_STATED PROBLEM_
Copy out exactly the lines from the first line of the material below through the line containing "-600, -800, -1000]", and nothing beyond them.

[start of DATA]

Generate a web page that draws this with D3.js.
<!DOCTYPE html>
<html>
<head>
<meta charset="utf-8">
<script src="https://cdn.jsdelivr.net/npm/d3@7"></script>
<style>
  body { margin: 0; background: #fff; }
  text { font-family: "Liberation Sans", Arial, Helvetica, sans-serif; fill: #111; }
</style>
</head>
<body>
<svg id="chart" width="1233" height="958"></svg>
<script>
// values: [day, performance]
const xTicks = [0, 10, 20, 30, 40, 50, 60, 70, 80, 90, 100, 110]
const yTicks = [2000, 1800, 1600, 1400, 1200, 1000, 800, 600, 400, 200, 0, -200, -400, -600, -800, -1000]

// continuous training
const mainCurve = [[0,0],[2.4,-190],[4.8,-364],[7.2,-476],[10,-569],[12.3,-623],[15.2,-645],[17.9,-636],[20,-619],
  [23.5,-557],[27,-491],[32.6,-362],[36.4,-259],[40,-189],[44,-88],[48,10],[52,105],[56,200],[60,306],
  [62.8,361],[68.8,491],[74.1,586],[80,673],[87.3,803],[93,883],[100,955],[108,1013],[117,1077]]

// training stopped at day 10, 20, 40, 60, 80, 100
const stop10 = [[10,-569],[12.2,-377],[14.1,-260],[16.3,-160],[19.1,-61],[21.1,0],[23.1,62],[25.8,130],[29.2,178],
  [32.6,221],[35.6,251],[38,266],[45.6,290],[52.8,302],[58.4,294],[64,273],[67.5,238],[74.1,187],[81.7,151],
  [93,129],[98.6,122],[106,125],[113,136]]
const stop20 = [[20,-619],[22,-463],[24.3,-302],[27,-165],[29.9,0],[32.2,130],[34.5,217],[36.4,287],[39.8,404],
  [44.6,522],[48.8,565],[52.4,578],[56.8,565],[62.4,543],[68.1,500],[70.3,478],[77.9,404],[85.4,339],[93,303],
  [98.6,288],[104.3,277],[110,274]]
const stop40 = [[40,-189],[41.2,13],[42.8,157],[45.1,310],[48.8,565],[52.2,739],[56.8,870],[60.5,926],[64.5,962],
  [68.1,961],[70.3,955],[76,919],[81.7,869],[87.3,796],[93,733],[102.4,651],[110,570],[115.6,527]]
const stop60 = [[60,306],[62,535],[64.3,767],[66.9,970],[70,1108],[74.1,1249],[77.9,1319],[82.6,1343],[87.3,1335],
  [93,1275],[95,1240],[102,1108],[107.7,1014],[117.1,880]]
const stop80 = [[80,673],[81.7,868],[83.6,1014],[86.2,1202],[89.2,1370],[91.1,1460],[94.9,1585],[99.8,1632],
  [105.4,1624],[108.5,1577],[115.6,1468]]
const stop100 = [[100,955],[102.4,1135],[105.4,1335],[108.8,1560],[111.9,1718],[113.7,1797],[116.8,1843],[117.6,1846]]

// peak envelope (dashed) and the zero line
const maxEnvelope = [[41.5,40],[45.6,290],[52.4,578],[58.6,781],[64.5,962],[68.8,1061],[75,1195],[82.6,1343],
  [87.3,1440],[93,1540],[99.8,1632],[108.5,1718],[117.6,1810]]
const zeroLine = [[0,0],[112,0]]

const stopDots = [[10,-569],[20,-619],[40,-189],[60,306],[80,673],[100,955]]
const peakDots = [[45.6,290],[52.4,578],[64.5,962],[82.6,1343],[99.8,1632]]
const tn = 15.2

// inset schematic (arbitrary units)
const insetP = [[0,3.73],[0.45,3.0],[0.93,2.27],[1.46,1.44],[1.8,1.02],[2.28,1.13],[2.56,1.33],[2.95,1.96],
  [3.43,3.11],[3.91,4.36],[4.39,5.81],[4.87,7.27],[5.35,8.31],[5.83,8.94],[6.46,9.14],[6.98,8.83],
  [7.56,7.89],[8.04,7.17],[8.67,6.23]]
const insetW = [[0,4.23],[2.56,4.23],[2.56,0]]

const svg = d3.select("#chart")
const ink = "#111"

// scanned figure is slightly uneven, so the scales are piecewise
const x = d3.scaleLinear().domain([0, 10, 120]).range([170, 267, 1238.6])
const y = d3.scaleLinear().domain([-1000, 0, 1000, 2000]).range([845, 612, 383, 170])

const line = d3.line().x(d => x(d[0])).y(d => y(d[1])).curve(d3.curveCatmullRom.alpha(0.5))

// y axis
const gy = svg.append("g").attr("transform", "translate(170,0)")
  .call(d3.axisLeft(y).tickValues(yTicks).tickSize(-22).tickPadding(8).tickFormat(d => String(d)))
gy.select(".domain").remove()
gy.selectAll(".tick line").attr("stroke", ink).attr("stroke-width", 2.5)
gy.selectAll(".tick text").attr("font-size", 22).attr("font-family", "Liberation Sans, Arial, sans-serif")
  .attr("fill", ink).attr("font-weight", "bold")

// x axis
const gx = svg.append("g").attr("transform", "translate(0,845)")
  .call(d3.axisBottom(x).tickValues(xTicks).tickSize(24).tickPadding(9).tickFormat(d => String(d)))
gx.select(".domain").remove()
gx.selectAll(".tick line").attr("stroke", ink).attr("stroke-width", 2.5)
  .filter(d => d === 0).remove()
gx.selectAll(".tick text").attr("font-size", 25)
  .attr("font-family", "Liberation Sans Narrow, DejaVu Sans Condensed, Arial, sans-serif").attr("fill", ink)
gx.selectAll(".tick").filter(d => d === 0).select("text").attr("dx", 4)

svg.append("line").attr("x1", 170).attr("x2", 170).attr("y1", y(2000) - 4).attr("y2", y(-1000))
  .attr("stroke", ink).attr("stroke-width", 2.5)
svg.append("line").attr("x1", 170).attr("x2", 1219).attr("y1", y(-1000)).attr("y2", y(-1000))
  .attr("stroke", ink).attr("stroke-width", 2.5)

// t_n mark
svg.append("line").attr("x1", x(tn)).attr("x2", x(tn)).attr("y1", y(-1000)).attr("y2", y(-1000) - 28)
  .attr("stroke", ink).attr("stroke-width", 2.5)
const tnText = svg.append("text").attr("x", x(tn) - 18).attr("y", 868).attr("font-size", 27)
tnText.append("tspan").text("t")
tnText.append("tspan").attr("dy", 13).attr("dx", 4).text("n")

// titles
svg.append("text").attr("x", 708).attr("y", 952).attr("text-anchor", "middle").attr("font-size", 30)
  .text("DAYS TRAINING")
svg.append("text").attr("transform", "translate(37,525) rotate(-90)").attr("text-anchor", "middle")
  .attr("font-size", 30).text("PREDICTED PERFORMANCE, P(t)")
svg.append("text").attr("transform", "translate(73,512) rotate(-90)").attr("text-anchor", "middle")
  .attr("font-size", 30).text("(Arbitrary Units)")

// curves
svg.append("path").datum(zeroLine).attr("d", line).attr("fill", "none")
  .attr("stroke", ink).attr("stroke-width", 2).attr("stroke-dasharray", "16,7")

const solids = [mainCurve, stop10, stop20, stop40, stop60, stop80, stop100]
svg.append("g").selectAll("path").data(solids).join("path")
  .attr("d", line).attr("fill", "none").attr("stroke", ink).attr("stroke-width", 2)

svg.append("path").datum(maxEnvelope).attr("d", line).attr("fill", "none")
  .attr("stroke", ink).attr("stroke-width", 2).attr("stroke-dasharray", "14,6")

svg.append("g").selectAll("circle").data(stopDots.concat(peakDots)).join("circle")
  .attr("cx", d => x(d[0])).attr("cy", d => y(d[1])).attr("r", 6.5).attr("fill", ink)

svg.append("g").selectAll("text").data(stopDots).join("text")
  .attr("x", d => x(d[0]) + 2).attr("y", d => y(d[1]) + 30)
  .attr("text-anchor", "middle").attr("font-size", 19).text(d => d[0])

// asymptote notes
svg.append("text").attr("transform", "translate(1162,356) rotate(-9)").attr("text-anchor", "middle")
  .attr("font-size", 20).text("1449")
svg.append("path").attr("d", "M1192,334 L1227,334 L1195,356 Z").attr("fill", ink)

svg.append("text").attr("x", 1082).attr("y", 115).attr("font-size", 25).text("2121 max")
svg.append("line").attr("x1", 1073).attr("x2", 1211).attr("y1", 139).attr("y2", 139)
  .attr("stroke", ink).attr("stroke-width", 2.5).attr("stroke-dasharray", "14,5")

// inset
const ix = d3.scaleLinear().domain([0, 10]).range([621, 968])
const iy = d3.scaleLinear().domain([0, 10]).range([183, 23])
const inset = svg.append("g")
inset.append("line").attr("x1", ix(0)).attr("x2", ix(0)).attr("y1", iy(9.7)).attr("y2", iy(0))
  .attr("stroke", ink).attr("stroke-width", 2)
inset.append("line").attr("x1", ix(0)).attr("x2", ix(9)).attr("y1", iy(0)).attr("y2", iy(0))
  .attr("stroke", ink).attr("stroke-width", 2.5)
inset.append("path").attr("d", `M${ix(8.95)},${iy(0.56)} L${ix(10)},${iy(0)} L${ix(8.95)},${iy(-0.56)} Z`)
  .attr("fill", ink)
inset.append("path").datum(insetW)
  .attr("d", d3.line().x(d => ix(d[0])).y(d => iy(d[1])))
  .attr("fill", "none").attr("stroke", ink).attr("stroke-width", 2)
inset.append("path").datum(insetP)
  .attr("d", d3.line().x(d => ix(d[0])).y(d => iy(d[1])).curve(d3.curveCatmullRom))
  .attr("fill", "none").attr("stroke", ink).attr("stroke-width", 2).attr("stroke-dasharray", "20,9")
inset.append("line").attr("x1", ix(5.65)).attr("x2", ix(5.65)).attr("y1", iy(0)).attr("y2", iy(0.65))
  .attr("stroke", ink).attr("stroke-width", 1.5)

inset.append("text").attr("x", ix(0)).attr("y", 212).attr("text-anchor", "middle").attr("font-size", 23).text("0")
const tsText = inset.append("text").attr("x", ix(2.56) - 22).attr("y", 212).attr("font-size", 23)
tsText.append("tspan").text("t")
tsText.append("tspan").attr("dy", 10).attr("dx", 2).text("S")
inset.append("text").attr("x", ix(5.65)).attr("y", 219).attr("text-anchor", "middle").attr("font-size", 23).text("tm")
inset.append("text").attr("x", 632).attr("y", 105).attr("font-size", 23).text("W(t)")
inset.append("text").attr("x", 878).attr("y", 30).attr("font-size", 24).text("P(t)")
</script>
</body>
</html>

[end of DATA]

_FINAL ANSWER_
Generate a web page that draws this with D3.js.
<!DOCTYPE html>
<html>
<head>
<meta charset="utf-8">
<script src="https://cdn.jsdelivr.net/npm/d3@7"></script>
<style>
  body { margin: 0; background: #fff; }
  text { font-family: "Liberation Sans", Arial, Helvetica, sans-serif; fill: #111; }
</style>
</head>
<body>
<svg id="chart" width="1233" height="958"></svg>
<script>
// values: [day, performance]
const xTicks = [0, 10, 20, 30, 40, 50, 60, 70, 80, 90, 100, 110]
const yTicks = [2000, 1800, 1600, 1400, 1200, 1000, 800, 600, 400, 200, 0, -200, -400, -600, -800, -1000]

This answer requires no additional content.